Based on the footage from the trailer, the movie looks like it’s going to cover a whole lot of ground. From the creation of WED Imagineering, as it was originally known, as a kind of off-the-books research and development arm of the Disney empire, to the initial design and construction of the risky Disneyland, to Walt’s grand designs for EPCOT, not as a continuous World’s Fair exhibit of pavilions but as a self-sustaining city of tomorrow, and then where the company has gone since then—to theme parks worldwide, a fleet of state-of-the-art cruise ships, and whatever the resort in Hawaii is (we’re still not sure about that).
And while the teaser hints that the documentary will chronicle the “challenges” of Imagineering (such as Disney’s California Adventure, which had a number of problems initially but has grown into a robust experience that rivals Disneyland itself), we wonder how far the documentary will go. Will it talk about the disarray the company found itself in after Walt died? What about the failed WestCOT and Disney’s America parks? And despite one Imagineer’s claims that the company is in a “renaissance,” will it be discussed how no project moves forward anymore unless it’s tied to some preexisting property or brand? (This is why Space Mountain, when it opens at the new Shanghai park, will be tethered to “TRON.” Yes, seriously.) Time will tell how much dirt these Imagineers will dig up.

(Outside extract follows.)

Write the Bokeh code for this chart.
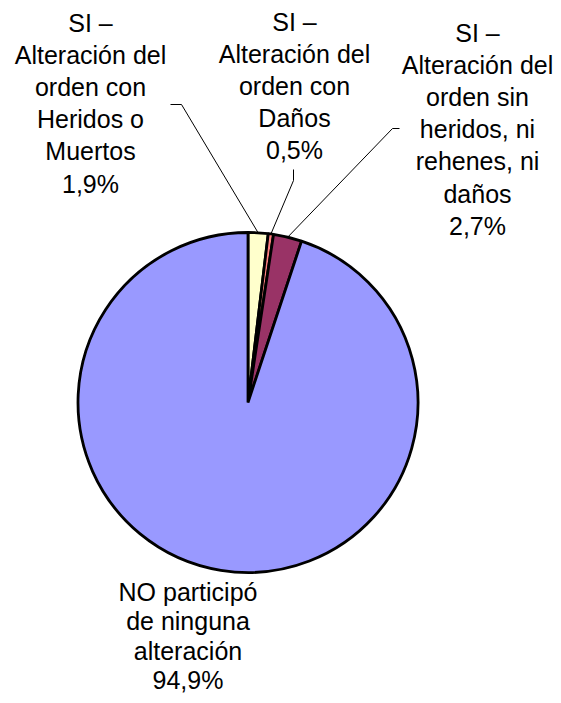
import math
from bokeh.plotting import figure
from bokeh.models import ColumnDataSource
from bokeh.core.properties import value
from bokeh.embed import file_html
from bokeh.resources import INLINE

# ---- data ----
categories = [
    ["SI –", "Alteración del", "orden con", "Heridos o", "Muertos"],
    ["SI –", "Alteración del", "orden con", "Daños"],
    ["SI –", "Alteración del", "orden sin", "heridos, ni", "rehenes, ni", "daños"],
    ["NO participó", "de ninguna", "alteración"],
]
values = [1.9, 0.5, 2.7, 94.9]
colors = ["#FFFFCC", "#FF8080", "#993366", "#9999FF"]

# ---- layout (picture pixel coordinates) ----
W, H = 553, 695
def Y(py):
    return H - py

cx, cy, R = 247.5, Y(402), 170
FONT = "Liberation Sans"
FSIZE = "25px"
label_anchor = [(90, 22), (294, 21), (477, 32), (187.5, 591)]
label_lh = [32.2, 32.2, 32.2, 29.6]
leader_start = [
    [(170, 104), (181, 104)],
    [(293, 169), (293, 180)],
    [(399, 128), (392, 128)],
    None,
]

p = figure(width=W, height=H, x_range=(0, W), y_range=(0, H),
           output_backend="svg", toolbar_location=None, min_border=0)
p.axis.visible = False
p.grid.visible = False
p.outline_line_color = None
p.background_fill_color = "white"

total = sum(values)
starts, ends, mids = [], [], []
cum = 0.0
for v in values:
    a0 = math.pi / 2 - 2 * math.pi * cum / total
    cum += v
    a1 = math.pi / 2 - 2 * math.pi * cum / total
    starts.append(a0)
    ends.append(a1)
    mids.append((a0 + a1) / 2)

src = ColumnDataSource(dict(start=starts, end=ends, color=colors))
p.wedge(x=cx, y=cy, radius=R, start_angle="start", end_angle="end",
        direction="clock", fill_color="color", line_color="black",
        line_width=2.8, source=src)

# leader lines
for i, pts in enumerate(leader_start):
    if pts is None:
        continue
    ex = cx + R * math.cos(mids[i])
    ey = cy + R * math.sin(mids[i])
    xs = [pts[0][0], pts[1][0], ex]
    ys = [Y(pts[0][1]), Y(pts[1][1]), ey]
    p.line(xs, ys, line_color="black", line_width=1)

# labels
tx, ty, tt = [], [], []
for i, lines in enumerate(categories):
    pct = f"{values[i]:.1f}".replace(".", ",") + "%"
    all_lines = lines + [pct]
    ax, ay = label_anchor[i]
    for j, s in enumerate(all_lines):
        tx.append(ax)
        ty.append(Y(ay + j * label_lh[i]))
        tt.append(s)
p.text(x=tx, y=ty, text=tt, text_font=value(FONT), text_font_size=FSIZE,
       text_align="center", text_baseline="alphabetic", text_color="black")

open("out.html", "w").write(file_html(p, INLINE))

Iwerks is the daughter of Ub Iwerks, an animator and co-creator of both Mickey Mouse and Oswald the Rabbit, whose previously documentaries have illuminated the tech-heavy worlds of computer animation and visual effects in an easygoing but never dumbed down way. And man, her documentaries are slick, slick, slick.
If you’re wondering why the movie isn’t coming out until 2016, it’s probably so the documentary has a chance to include some of the amazing upcoming projects from Imagineering, chief among them the Shanghai Disneyland park but also including the construction of the new “Ratatouille”-themed dark ride in Disneyland Paris (that features a “trackless” ride vehicle that glides through environments), the “Star Wars” overlay of both Disneyland’s Tomorrowland section of the park and a large swath of Disney’s Hollywood Studios (in Florida), and the ongoing battle of getting the “Avatar” land up and running in Disney’s Animal Kingdom. By 2016, the new park in South America will have probably been announced too, so artwork and preliminary ideas could be included in the documentary.
Whenever it lands in 2016, we’ll be watching. Probably with our mouse ears on. [Thompson On Hollywood]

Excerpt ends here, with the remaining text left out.